Direct demand model: Validation

Introduction

This note provides a technical review of the accuracy of the direct demand model.

In order to assess the predictive accuracy of the direct demand model three factors should be borne in mind:

Pedestrian demand is affected by many factors, and data does not exist for some of these factors. For example, there is no comprehensive up-to-date network of footpaths in Queensland so it is not possible to incorporate footpath extent, or indeed quality, in a model at state level.
The data for predictors that do exist are often of varying quality. For example, there is no state-level dataset on as-built land uses. In lieu of such data a crowd-sourced dataset OpenStreetMap was used. This dataset is dependent upon users coding in features such as shopping centres and hotels, and assigning them the tags used to scrape them into the model.
The dependent variable (i.e. the pedestrian count) used in the regression is usually a single day count, and is obtained at different times of year and over different years. The interday variability of pedestrian demand is such that the true estimate of the average day may be very significantly different - potentially twice or half the measured value.

As such, both the dependent variable and predictors contain large errors. This compounds the challenges of estimating models that are both statistically significant and practically useful.

Finally, the model is entirely dependent on the quality and extent of the data. There is very little data from sites in extremely busy locations such as the Brisbane CBD, and in very quiet locations such as rural areas. When the model is used to extrapolate to these areas the results may be counterintuitive or wildly inaccurate.

Prediction error

In this section the ability of the model to fit the observed data is compared. That is, how well does the model predict demand at the sites upon which it is fit? It is recognised that this approach is biased, and that ideally a fraction of data would be “held out” from the regression to provide an independent validation set. However, given the limited data and large variability it was determined most appropriate to retain all data in the estimation.

Residuals

The residual is the difference between the dependent variable (pedestrian count) and the modelled (predicted) count.
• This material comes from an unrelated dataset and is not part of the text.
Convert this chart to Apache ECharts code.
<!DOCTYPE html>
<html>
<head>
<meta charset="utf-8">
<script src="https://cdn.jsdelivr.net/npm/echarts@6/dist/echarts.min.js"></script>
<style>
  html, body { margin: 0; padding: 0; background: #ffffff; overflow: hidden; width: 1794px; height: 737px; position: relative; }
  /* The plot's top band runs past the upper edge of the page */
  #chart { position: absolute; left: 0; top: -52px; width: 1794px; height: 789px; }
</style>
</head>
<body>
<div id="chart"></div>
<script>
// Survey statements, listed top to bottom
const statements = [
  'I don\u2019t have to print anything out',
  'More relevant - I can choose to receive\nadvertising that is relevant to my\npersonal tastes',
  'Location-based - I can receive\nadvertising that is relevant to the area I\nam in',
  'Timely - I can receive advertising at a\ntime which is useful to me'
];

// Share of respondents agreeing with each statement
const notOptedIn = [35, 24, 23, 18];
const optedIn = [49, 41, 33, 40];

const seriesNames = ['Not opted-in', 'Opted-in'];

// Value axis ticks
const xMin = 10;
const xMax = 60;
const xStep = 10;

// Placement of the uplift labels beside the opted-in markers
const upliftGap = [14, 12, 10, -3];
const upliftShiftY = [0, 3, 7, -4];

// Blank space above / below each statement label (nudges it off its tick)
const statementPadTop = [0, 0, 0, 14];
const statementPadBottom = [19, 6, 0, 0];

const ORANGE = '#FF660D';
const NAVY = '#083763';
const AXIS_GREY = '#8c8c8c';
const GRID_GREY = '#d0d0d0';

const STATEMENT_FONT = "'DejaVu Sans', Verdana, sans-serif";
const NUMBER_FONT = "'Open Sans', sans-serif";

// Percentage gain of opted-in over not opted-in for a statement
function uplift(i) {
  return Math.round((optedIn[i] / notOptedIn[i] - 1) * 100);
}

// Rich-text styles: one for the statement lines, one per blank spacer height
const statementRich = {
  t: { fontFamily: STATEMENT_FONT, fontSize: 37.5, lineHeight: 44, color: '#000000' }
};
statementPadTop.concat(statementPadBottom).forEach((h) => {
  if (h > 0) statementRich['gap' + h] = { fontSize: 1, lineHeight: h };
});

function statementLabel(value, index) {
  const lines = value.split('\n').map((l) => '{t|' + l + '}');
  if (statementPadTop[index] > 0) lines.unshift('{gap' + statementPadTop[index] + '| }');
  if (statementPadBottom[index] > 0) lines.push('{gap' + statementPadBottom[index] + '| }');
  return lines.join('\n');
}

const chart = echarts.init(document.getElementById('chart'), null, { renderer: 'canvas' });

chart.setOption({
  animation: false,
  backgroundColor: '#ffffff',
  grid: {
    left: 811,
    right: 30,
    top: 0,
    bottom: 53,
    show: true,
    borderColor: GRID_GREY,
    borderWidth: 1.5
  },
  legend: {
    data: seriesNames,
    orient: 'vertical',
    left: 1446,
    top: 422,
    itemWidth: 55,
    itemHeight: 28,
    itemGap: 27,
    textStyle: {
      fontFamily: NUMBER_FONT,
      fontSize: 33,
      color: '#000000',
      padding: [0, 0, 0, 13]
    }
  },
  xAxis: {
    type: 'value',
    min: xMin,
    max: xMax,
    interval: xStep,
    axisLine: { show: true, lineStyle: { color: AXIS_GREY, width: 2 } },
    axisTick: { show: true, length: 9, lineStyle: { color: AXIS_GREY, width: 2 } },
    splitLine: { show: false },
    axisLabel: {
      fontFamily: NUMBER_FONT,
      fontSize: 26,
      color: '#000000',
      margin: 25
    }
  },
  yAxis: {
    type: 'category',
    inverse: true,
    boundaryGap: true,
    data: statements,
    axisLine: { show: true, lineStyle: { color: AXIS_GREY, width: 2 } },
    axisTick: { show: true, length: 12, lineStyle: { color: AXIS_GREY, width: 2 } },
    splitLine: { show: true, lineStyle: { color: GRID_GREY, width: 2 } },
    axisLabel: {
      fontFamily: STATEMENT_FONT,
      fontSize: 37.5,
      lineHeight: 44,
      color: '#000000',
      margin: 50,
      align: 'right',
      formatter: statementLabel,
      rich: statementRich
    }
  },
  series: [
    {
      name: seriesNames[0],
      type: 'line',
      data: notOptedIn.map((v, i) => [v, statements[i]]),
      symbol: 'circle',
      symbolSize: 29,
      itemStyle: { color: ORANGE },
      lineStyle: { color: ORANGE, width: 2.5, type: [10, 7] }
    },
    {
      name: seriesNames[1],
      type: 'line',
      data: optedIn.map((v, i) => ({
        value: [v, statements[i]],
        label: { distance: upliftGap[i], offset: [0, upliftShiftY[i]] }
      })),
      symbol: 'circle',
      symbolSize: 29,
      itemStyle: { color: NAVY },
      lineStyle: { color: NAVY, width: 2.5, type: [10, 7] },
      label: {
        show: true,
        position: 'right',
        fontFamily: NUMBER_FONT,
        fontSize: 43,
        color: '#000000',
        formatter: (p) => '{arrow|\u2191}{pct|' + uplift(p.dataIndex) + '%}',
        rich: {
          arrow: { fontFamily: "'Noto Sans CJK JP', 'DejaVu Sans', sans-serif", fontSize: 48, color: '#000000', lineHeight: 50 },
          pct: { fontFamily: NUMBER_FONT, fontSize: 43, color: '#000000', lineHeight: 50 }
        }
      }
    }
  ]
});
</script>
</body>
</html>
The residual distribution by location is shown below; there are many sites with modest absolute residuals (under 100 pedestrians/day) but at the tails of the distribution some extreme residuals where the predictions are in error by 1,000 pedestrians/day or greater.

The cumulative distribution of the absolute error is shown below. Half of the observations have an absolute error less than 94.1 and 90% have an absolute error less than 490 pedestrians per day.

Standardised residuals

The residuals are standardised by dividing by the standard deviation and are shown below. That there are relatively few observations with standardised residuals greater than \(\pm\) 2 reflects the wide variation in the underlying counts.

There is no clear bias in the model towards over- or underprediction, as illustrated below by the density distribution of the standardised residuals.

Rank order

For some purposes it may not be necessary to have an accurate forecast of demand. Instead, it may be sufficient to have confidence that site A has more demand than site B. This may be sufficient where projects are being prioritised for funding. The different in ranks between the observed and modelled counts are shown below. At the tails some sites are in significant error (e.g. a number of sites in the Gold Coast are forecast as being much higher demand than was observed, and hence are much higher ranked). The average absolute rank error is 73 ranks and median is 54 ranks over 425 sites.

Conclusion

How good the model is depends on the intended use - it’s about fitness for purpose. While pedestrian demand is clearly associated with a number of factors (as demonstrated by the statistically significant model coefficients and the improved in log-likelihood compared to a constant-only model) the model is at best only a modest predictor of pedestrian demand (as demonstrated by the residuals).

The key findings from this analysis are likely to be that:

the forecasts may be fair in suburban locations, but not in extreme locations such as central business districts
much better data is required, especially multiday pedestrian counts, to be able to significantly improve upon these models.